◆ **Work instructions**
Pictures aside, quote the whole listing exactly.

####################

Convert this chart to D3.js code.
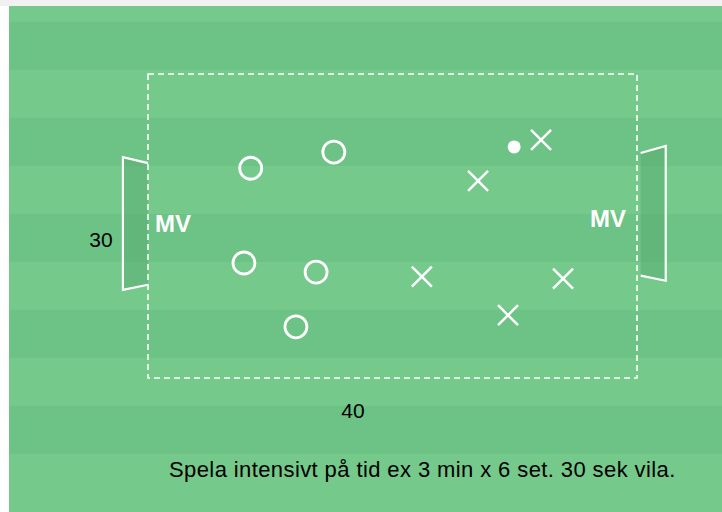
<!DOCTYPE html>
<html>
<head>
<meta charset="utf-8">
<script src="https://cdn.jsdelivr.net/npm/d3@7"></script>
<style>
  body { margin: 0; background: #ffffff; }
</style>
</head>
<body>
<div id="chart-area"></div>
<script>
// field units: 40 x 30 (the dashed playing area)
const teamO = [[8.4, 9.3], [15.2, 7.7], [7.85, 18.65], [13.75, 19.55], [12.1, 24.95]];
const teamX = [[32.15, 6.5], [27.0, 10.55], [22.4, 20.0], [33.95, 20.2], [29.45, 23.8]];
const ball = [29.95, 7.2];
const leftGoal = [[0, 8.8], [-2.05, 8.2], [-2.05, 21.3], [0, 20.8]];
const rightGoal = [[40.3, 7.8], [42.35, 7.1], [42.35, 20.4], [40.3, 19.9]];
const darkStripes = [0, 1, 2, 3, 4];
const labels = { width: "40", height: "30", keeper: "MV" };
const note = "Spela intensivt på tid ex 3 min x 6 set. 30 sek vila.";

const svgWidth = 722, svgHeight = 512;
const font = "Liberation Sans, Arial, Helvetica, sans-serif";
const canvas = d3.select("#chart-area")
  .append("svg")
    .attr("width", svgWidth)
    .attr("height", svgHeight)
    .style("display", "block");

const x = d3.scaleLinear().domain([0, 40]).range([148, 637]);
const y = d3.scaleLinear().domain([0, 30]).range([74, 378]);

// page edge
canvas.append("rect")
  .attr("width", svgWidth).attr("height", 6)
  .attr("fill", "#f1f1f1");

// grass stripes
const field = canvas.append("g");
field.append("rect")
  .attr("x", 9).attr("y", 6)
  .attr("width", svgWidth - 9).attr("height", svgHeight - 6)
  .attr("fill", "#74c98b");
field.selectAll("rect.stripe")
  .data(darkStripes)
  .enter().append("rect")
    .attr("class", "stripe")
    .attr("x", 9)
    .attr("y", d => 22 + d * 96)
    .attr("width", svgWidth - 9)
    .attr("height", 48)
    .attr("fill", "#6dc385");

// goals
const goalLine = d3.line().x(d => x(d[0])).y(d => y(d[1]));
[leftGoal, rightGoal].forEach(g => {
  canvas.append("path")
    .attr("d", goalLine(g) + "Z")
    .attr("fill", "#4e9e63")
    .attr("fill-opacity", 0.35);
  canvas.append("path")
    .attr("d", goalLine(g))
    .attr("fill", "none")
    .attr("stroke", "#ffffff")
    .attr("stroke-width", 2.2);
});

// dashed playing area
canvas.append("rect")
  .attr("x", x(0)).attr("y", y(0))
  .attr("width", x(40) - x(0))
  .attr("height", y(30) - y(0))
  .attr("fill", "none")
  .attr("stroke", "#ffffff")
  .attr("stroke-width", 1.6)
  .attr("stroke-dasharray", "6,4");

// players O
canvas.selectAll("circle.o")
  .data(teamO)
  .enter().append("circle")
    .attr("class", "o")
    .attr("cx", d => x(d[0]))
    .attr("cy", d => y(d[1]))
    .attr("r", 11)
    .attr("fill", "none")
    .attr("stroke", "#ffffff")
    .attr("stroke-width", 2.8);

// players X
const s = 10;
canvas.selectAll("path.x")
  .data(teamX)
  .enter().append("path")
    .attr("class", "x")
    .attr("d", d => {
      const cx = x(d[0]), cy = y(d[1]);
      return `M${cx - s},${cy - s}L${cx + s},${cy + s}M${cx - s},${cy + s}L${cx + s},${cy - s}`;
    })
    .attr("stroke", "#ffffff")
    .attr("stroke-width", 2.5);

// ball
canvas.append("circle")
  .attr("cx", x(ball[0])).attr("cy", y(ball[1]))
  .attr("r", 6.5)
  .attr("fill", "#ffffff");

// texts
canvas.append("text")
  .text(labels.keeper)
  .attr("x", 155).attr("y", 232)
  .attr("font-family", font)
  .attr("font-size", 24).attr("font-weight", 700)
  .attr("fill", "#ffffff");
canvas.append("text")
  .text(labels.keeper)
  .attr("x", 626).attr("y", 227)
  .attr("text-anchor", "end")
  .attr("font-family", font)
  .attr("font-size", 24).attr("font-weight", 700)
  .attr("fill", "#ffffff");
canvas.append("text")
  .text(labels.height)
  .attr("x", 101).attr("y", 247)
  .attr("text-anchor", "middle")
  .attr("font-family", font)
  .attr("font-size", 21)
  .attr("fill", "#000");
canvas.append("text")
  .text(labels.width)
  .attr("x", 353).attr("y", 418)
  .attr("text-anchor", "middle")
  .attr("font-family", font)
  .attr("font-size", 21)
  .attr("fill", "#000");
canvas.append("text")
  .text(note)
  .attr("x", 169).attr("y", 477)
  .attr("font-family", font)
  .attr("font-size", 22)
  .attr("letter-spacing", 0.4)
  .attr("fill", "#000");
</script>
</body>
</html>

####################

◆ **Task solution**
Convert this chart to D3.js code.
<!DOCTYPE html>
<html>
<head>
<meta charset="utf-8">
<script src="https://cdn.jsdelivr.net/npm/d3@7"></script>
<style>
  body { margin: 0; background: #ffffff; }
</style>
</head>
<body>
<div id="chart-area"></div>
<script>
// field units: 40 x 30 (the dashed playing area)
const teamO = [[8.4, 9.3], [15.2, 7.7], [7.85, 18.65], [13.75, 19.55], [12.1, 24.95]];
const teamX = [[32.15, 6.5], [27.0, 10.55], [22.4, 20.0], [33.95, 20.2], [29.45, 23.8]];
const ball = [29.95, 7.2];
const leftGoal = [[0, 8.8], [-2.05, 8.2], [-2.05, 21.3], [0, 20.8]];
const rightGoal = [[40.3, 7.8], [42.35, 7.1], [42.35, 20.4], [40.3, 19.9]];
const darkStripes = [0, 1, 2, 3, 4];
const labels = { width: "40", height: "30", keeper: "MV" };
const note = "Spela intensivt på tid ex 3 min x 6 set. 30 sek vila.";

const svgWidth = 722, svgHeight = 512;
const font = "Liberation Sans, Arial, Helvetica, sans-serif";
const canvas = d3.select("#chart-area")
  .append("svg")
    .attr("width", svgWidth)
    .attr("height", svgHeight)
    .style("display", "block");

const x = d3.scaleLinear().domain([0, 40]).range([148, 637]);
const y = d3.scaleLinear().domain([0, 30]).range([74, 378]);

// page edge
canvas.append("rect")
  .attr("width", svgWidth).attr("height", 6)
  .attr("fill", "#f1f1f1");

// grass stripes
const field = canvas.append("g");
field.append("rect")
  .attr("x", 9).attr("y", 6)
  .attr("width", svgWidth - 9).attr("height", svgHeight - 6)
  .attr("fill", "#74c98b");
field.selectAll("rect.stripe")
  .data(darkStripes)
  .enter().append("rect")
    .attr("class", "stripe")
    .attr("x", 9)
    .attr("y", d => 22 + d * 96)
    .attr("width", svgWidth - 9)
    .attr("height", 48)
    .attr("fill", "#6dc385");

// goals
const goalLine = d3.line().x(d => x(d[0])).y(d => y(d[1]));
[leftGoal, rightGoal].forEach(g => {
  canvas.append("path")
    .attr("d", goalLine(g) + "Z")
    .attr("fill", "#4e9e63")
    .attr("fill-opacity", 0.35);
  canvas.append("path")
    .attr("d", goalLine(g))
    .attr("fill", "none")
    .attr("stroke", "#ffffff")
    .attr("stroke-width", 2.2);
});

// dashed playing area
canvas.append("rect")
  .attr("x", x(0)).attr("y", y(0))
  .attr("width", x(40) - x(0))
  .attr("height", y(30) - y(0))
  .attr("fill", "none")
  .attr("stroke", "#ffffff")
  .attr("stroke-width", 1.6)
  .attr("stroke-dasharray", "6,4");

// players O
canvas.selectAll("circle.o")
  .data(teamO)
  .enter().append("circle")
    .attr("class", "o")
    .attr("cx", d => x(d[0]))
    .attr("cy", d => y(d[1]))
    .attr("r", 11)
    .attr("fill", "none")
    .attr("stroke", "#ffffff")
    .attr("stroke-width", 2.8);

// players X
const s = 10;
canvas.selectAll("path.x")
  .data(teamX)
  .enter().append("path")
    .attr("class", "x")
    .attr("d", d => {
      const cx = x(d[0]), cy = y(d[1]);
      return `M${cx - s},${cy - s}L${cx + s},${cy + s}M${cx - s},${cy + s}L${cx + s},${cy - s}`;
    })
    .attr("stroke", "#ffffff")
    .attr("stroke-width", 2.5);

// ball
canvas.append("circle")
  .attr("cx", x(ball[0])).attr("cy", y(ball[1]))
  .attr("r", 6.5)
  .attr("fill", "#ffffff");

// texts
canvas.append("text")
  .text(labels.keeper)
  .attr("x", 155).attr("y", 232)
  .attr("font-family", font)
  .attr("font-size", 24).attr("font-weight", 700)
  .attr("fill", "#ffffff");
canvas.append("text")
  .text(labels.keeper)
  .attr("x", 626).attr("y", 227)
  .attr("text-anchor", "end")
  .attr("font-family", font)
  .attr("font-size", 24).attr("font-weight", 700)
  .attr("fill", "#ffffff");
canvas.append("text")
  .text(labels.height)
  .attr("x", 101).attr("y", 247)
  .attr("text-anchor", "middle")
  .attr("font-family", font)
  .attr("font-size", 21)
  .attr("fill", "#000");
canvas.append("text")
  .text(labels.width)
  .attr("x", 353).attr("y", 418)
  .attr("text-anchor", "middle")
  .attr("font-family", font)
  .attr("font-size", 21)
  .attr("fill", "#000");
canvas.append("text")
  .text(note)
  .attr("x", 169).attr("y", 477)
  .attr("font-family", font)
  .attr("font-size", 22)
  .attr("letter-spacing", 0.4)
  .attr("fill", "#000");
</script>
</body>
</html>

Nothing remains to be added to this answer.